■ Recorded data
______________________________
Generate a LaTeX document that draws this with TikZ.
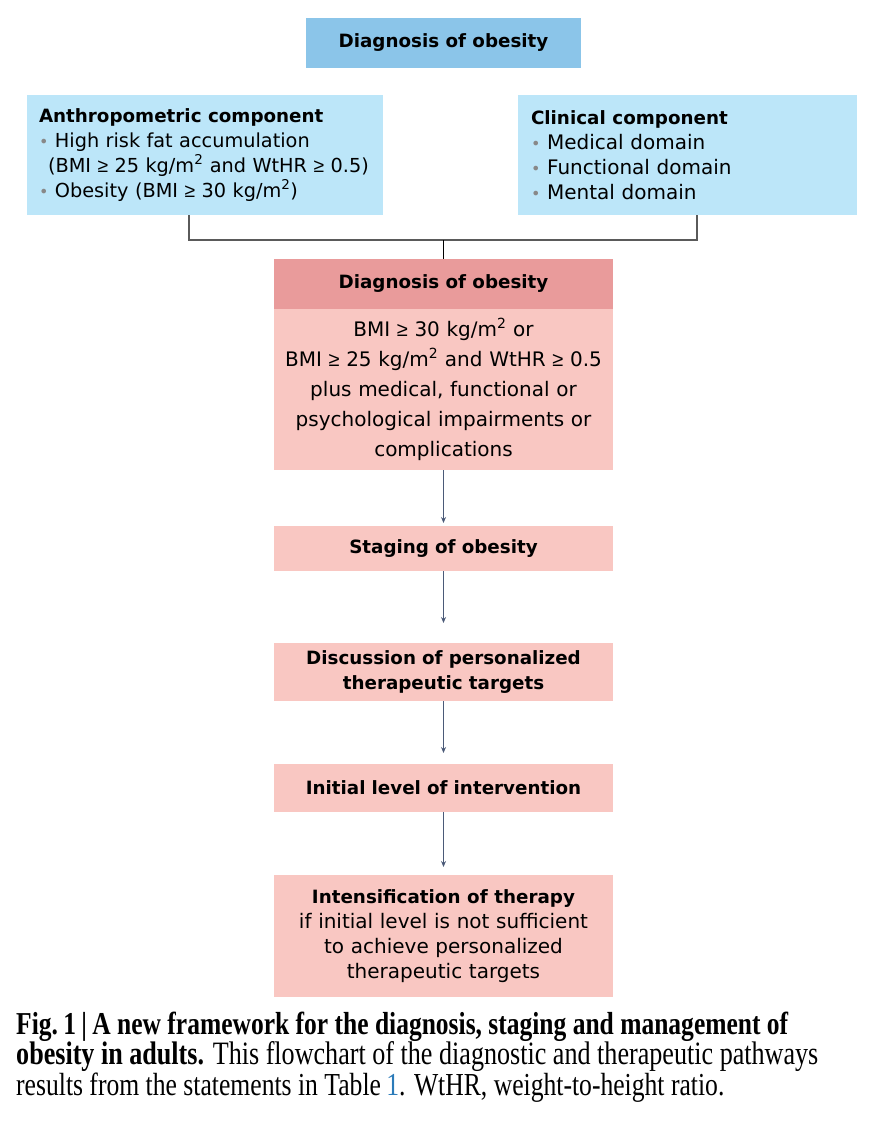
\documentclass[tikz,border=0pt]{standalone}
\usepackage{fontspec}
\usepackage{graphicx}
\setmainfont{DejaVu Sans}
\newfontfamily\capfont[FakeStretch=0.8]{Liberation Serif}
\newfontfamily\symfont{Liberation Sans}
\usetikzlibrary{positioning,arrows.meta}

\definecolor{headblue}{HTML}{8BC5E9}
\definecolor{compblue}{HTML}{BCE6F9}
\definecolor{headpink}{HTML}{E99B9B}
\definecolor{bodypink}{HTML}{F9C7C2}
\definecolor{arrowgrey}{HTML}{4B5A78}
\definecolor{treegrey}{HTML}{5A5A5A}
\definecolor{dotgrey}{HTML}{888888}
\definecolor{refblue}{HTML}{2B7BB9}

\newcommand{\bsz}{\bfseries\fontsize{18.3}{25}\selectfont}
\newcommand{\rsz}{\fontsize{20}{25}\selectfont}
\newcommand{\gtq}{{\symfont ≥}}
\newcommand{\sqm}{kg/m\textsuperscript{2}}
\newcommand{\bul}{{\color{dotgrey}\fontsize{16}{16}\selectfont •}\ }

\begin{document}
\begin{tikzpicture}[
            x=1pt, y=1pt,
            topbox/.style={rectangle, fill=headblue, minimum width=275pt, minimum height=50pt, outer sep=0pt, font=\bsz},
            compbox/.style={rectangle, fill=compblue, minimum height=120pt, align=left, inner ysep=0pt, outer sep=0pt, font=\rsz},
            headbox/.style={rectangle, fill=headpink, minimum width=339pt, minimum height=50pt, outer sep=0pt, font=\bsz},
            stepbox/.style={rectangle, fill=bodypink, minimum width=339pt, text width=339pt, inner sep=0pt, outer sep=0pt, text centered, font=\bsz},
            tree/.style={treegrey, line width=1.2pt},
            stem/.style={black, line width=1pt},
            arrow/.style={-{Stealth[length=6pt, width=5pt]}, arrowgrey, line width=1.6pt}
            ]
            \useasboundingbox (0,0) rectangle (884,-1126);

            % Top box
            \node[topbox] (top) at (443.5,-43) {Diagnosis of obesity};

            % Components
            \node[compbox, minimum width=356pt, text width=332pt, inner xsep=12pt, font=\fontsize{19.3}{25}\selectfont] (anthro) at (205,-155) {%
                {\bsz Anthropometric component}\\
                \mbox{\bul High risk fat accumulation}\\
                \mbox{\hspace*{9pt}(BMI \gtq{} 25 \sqm{} and WtHR \gtq{} 0.5)}\\
                \mbox{\bul Obesity (BMI \gtq{} 30 \sqm)}};
            \node[compbox, minimum width=339pt, text width=313pt, inner xsep=13pt] (clinic) at (687.5,-155) {%
                {\bsz Clinical component}\\
                \bul Medical domain\\
                \bul Functional domain\\
                \bul Mental domain};
            \coordinate (join) at (443.5,-240);

            % Diagnosis
            \node[headbox] (diaghead) at (443.5,-284) {Diagnosis of obesity};
            \node[stepbox, below=0pt of diaghead, minimum height=161pt, font=\fontsize{20}{30}\selectfont] (diagbody) {%
                BMI \gtq{} 30 \sqm{} or\\
                BMI \gtq{} 25 \sqm{} and WtHR \gtq{} 0.5\\
                plus medical, functional or\\
                psychological impairments or\\
                complications};

            % Pathway
            \node[stepbox, below=56pt of diagbody, minimum height=45pt] (staging) {Staging of obesity};
            \node[stepbox, below=72pt of staging, minimum height=58pt] (discuss) {Discussion of personalized\\therapeutic targets};
            \node[stepbox, below=63pt of discuss, minimum height=48pt] (initial) {Initial level of intervention};
            \node[stepbox, below=63pt of initial, minimum height=122pt, font=\rsz] (intens) {%
                {\bsz Intensification of therapy}\\
                if initial level is not sufficient\\
                to achieve personalized\\
                therapeutic targets};

            % Connectors
            \draw[tree] ([xshift=-16pt]anthro.south) |- (join) -| ([xshift=9.5pt]clinic.south);
            \draw[stem] (join) -- (diaghead.north);
            \draw[arrow, shorten >=3pt] (diagbody.south) -- (staging.north);
            \draw[arrow, shorten >=20pt] (staging.south) -- (discuss.north);
            \draw[arrow, shorten >=11pt] (discuss.south) -- (initial.north);
            \draw[arrow, shorten >=8pt] (initial.south) -- (intens.north);

            % Caption
            \node[anchor=base west, inner sep=0pt] (cap1) at (16,-1034) {\resizebox{772pt}{!}{\capfont\bfseries Fig.\,1\,|\,A new framework for the diagnosis, staging and management of}};
            \node[anchor=base west, inner sep=0pt] (cap2) at (16,-1064) {\resizebox{802pt}{!}{\capfont\textbf{obesity in adults.} This flowchart of the diagnostic and therapeutic pathways}};
            \node[anchor=base west, inner sep=0pt] (cap3) at (16,-1095) {\resizebox{708pt}{!}{\capfont results from the statements in Table\,\textcolor{refblue}{1}. WtHR, weight-to-height ratio.}};

        \end{tikzpicture}
\end{document}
______________________________
■ Brief
The listing above needs to be output again exactly. Don't include the pictures.

■ Exercise result
Generate a LaTeX document that draws this with TikZ.
\documentclass[tikz,border=0pt]{standalone}
\usepackage{fontspec}
\usepackage{graphicx}
\setmainfont{DejaVu Sans}
\newfontfamily\capfont[FakeStretch=0.8]{Liberation Serif}
\newfontfamily\symfont{Liberation Sans}
\usetikzlibrary{positioning,arrows.meta}

\definecolor{headblue}{HTML}{8BC5E9}
\definecolor{compblue}{HTML}{BCE6F9}
\definecolor{headpink}{HTML}{E99B9B}
\definecolor{bodypink}{HTML}{F9C7C2}
\definecolor{arrowgrey}{HTML}{4B5A78}
\definecolor{treegrey}{HTML}{5A5A5A}
\definecolor{dotgrey}{HTML}{888888}
\definecolor{refblue}{HTML}{2B7BB9}

\newcommand{\bsz}{\bfseries\fontsize{18.3}{25}\selectfont}
\newcommand{\rsz}{\fontsize{20}{25}\selectfont}
\newcommand{\gtq}{{\symfont ≥}}
\newcommand{\sqm}{kg/m\textsuperscript{2}}
\newcommand{\bul}{{\color{dotgrey}\fontsize{16}{16}\selectfont •}\ }

\begin{document}
\begin{tikzpicture}[
            x=1pt, y=1pt,
            topbox/.style={rectangle, fill=headblue, minimum width=275pt, minimum height=50pt, outer sep=0pt, font=\bsz},
            compbox/.style={rectangle, fill=compblue, minimum height=120pt, align=left, inner ysep=0pt, outer sep=0pt, font=\rsz},
            headbox/.style={rectangle, fill=headpink, minimum width=339pt, minimum height=50pt, outer sep=0pt, font=\bsz},
            stepbox/.style={rectangle, fill=bodypink, minimum width=339pt, text width=339pt, inner sep=0pt, outer sep=0pt, text centered, font=\bsz},
            tree/.style={treegrey, line width=1.2pt},
            stem/.style={black, line width=1pt},
            arrow/.style={-{Stealth[length=6pt, width=5pt]}, arrowgrey, line width=1.6pt}
            ]
            \useasboundingbox (0,0) rectangle (884,-1126);

            % Top box
            \node[topbox] (top) at (443.5,-43) {Diagnosis of obesity};

            % Components
            \node[compbox, minimum width=356pt, text width=332pt, inner xsep=12pt, font=\fontsize{19.3}{25}\selectfont] (anthro) at (205,-155) {%
                {\bsz Anthropometric component}\\
                \mbox{\bul High risk fat accumulation}\\
                \mbox{\hspace*{9pt}(BMI \gtq{} 25 \sqm{} and WtHR \gtq{} 0.5)}\\
                \mbox{\bul Obesity (BMI \gtq{} 30 \sqm)}};
            \node[compbox, minimum width=339pt, text width=313pt, inner xsep=13pt] (clinic) at (687.5,-155) {%
                {\bsz Clinical component}\\
                \bul Medical domain\\
                \bul Functional domain\\
                \bul Mental domain};
            \coordinate (join) at (443.5,-240);

            % Diagnosis
            \node[headbox] (diaghead) at (443.5,-284) {Diagnosis of obesity};
            \node[stepbox, below=0pt of diaghead, minimum height=161pt, font=\fontsize{20}{30}\selectfont] (diagbody) {%
                BMI \gtq{} 30 \sqm{} or\\
                BMI \gtq{} 25 \sqm{} and WtHR \gtq{} 0.5\\
                plus medical, functional or\\
                psychological impairments or\\
                complications};

            % Pathway
            \node[stepbox, below=56pt of diagbody, minimum height=45pt] (staging) {Staging of obesity};
            \node[stepbox, below=72pt of staging, minimum height=58pt] (discuss) {Discussion of personalized\\therapeutic targets};
            \node[stepbox, below=63pt of discuss, minimum height=48pt] (initial) {Initial level of intervention};
            \node[stepbox, below=63pt of initial, minimum height=122pt, font=\rsz] (intens) {%
                {\bsz Intensification of therapy}\\
                if initial level is not sufficient\\
                to achieve personalized\\
                therapeutic targets};

            % Connectors
            \draw[tree] ([xshift=-16pt]anthro.south) |- (join) -| ([xshift=9.5pt]clinic.south);
            \draw[stem] (join) -- (diaghead.north);
            \draw[arrow, shorten >=3pt] (diagbody.south) -- (staging.north);
            \draw[arrow, shorten >=20pt] (staging.south) -- (discuss.north);
            \draw[arrow, shorten >=11pt] (discuss.south) -- (initial.north);
            \draw[arrow, shorten >=8pt] (initial.south) -- (intens.north);

            % Caption
            \node[anchor=base west, inner sep=0pt] (cap1) at (16,-1034) {\resizebox{772pt}{!}{\capfont\bfseries Fig.\,1\,|\,A new framework for the diagnosis, staging and management of}};
            \node[anchor=base west, inner sep=0pt] (cap2) at (16,-1064) {\resizebox{802pt}{!}{\capfont\textbf{obesity in adults.} This flowchart of the diagnostic and therapeutic pathways}};
            \node[anchor=base west, inner sep=0pt] (cap3) at (16,-1095) {\resizebox{708pt}{!}{\capfont results from the statements in Table\,\textcolor{refblue}{1}. WtHR, weight-to-height ratio.}};

        \end{tikzpicture}
\end{document}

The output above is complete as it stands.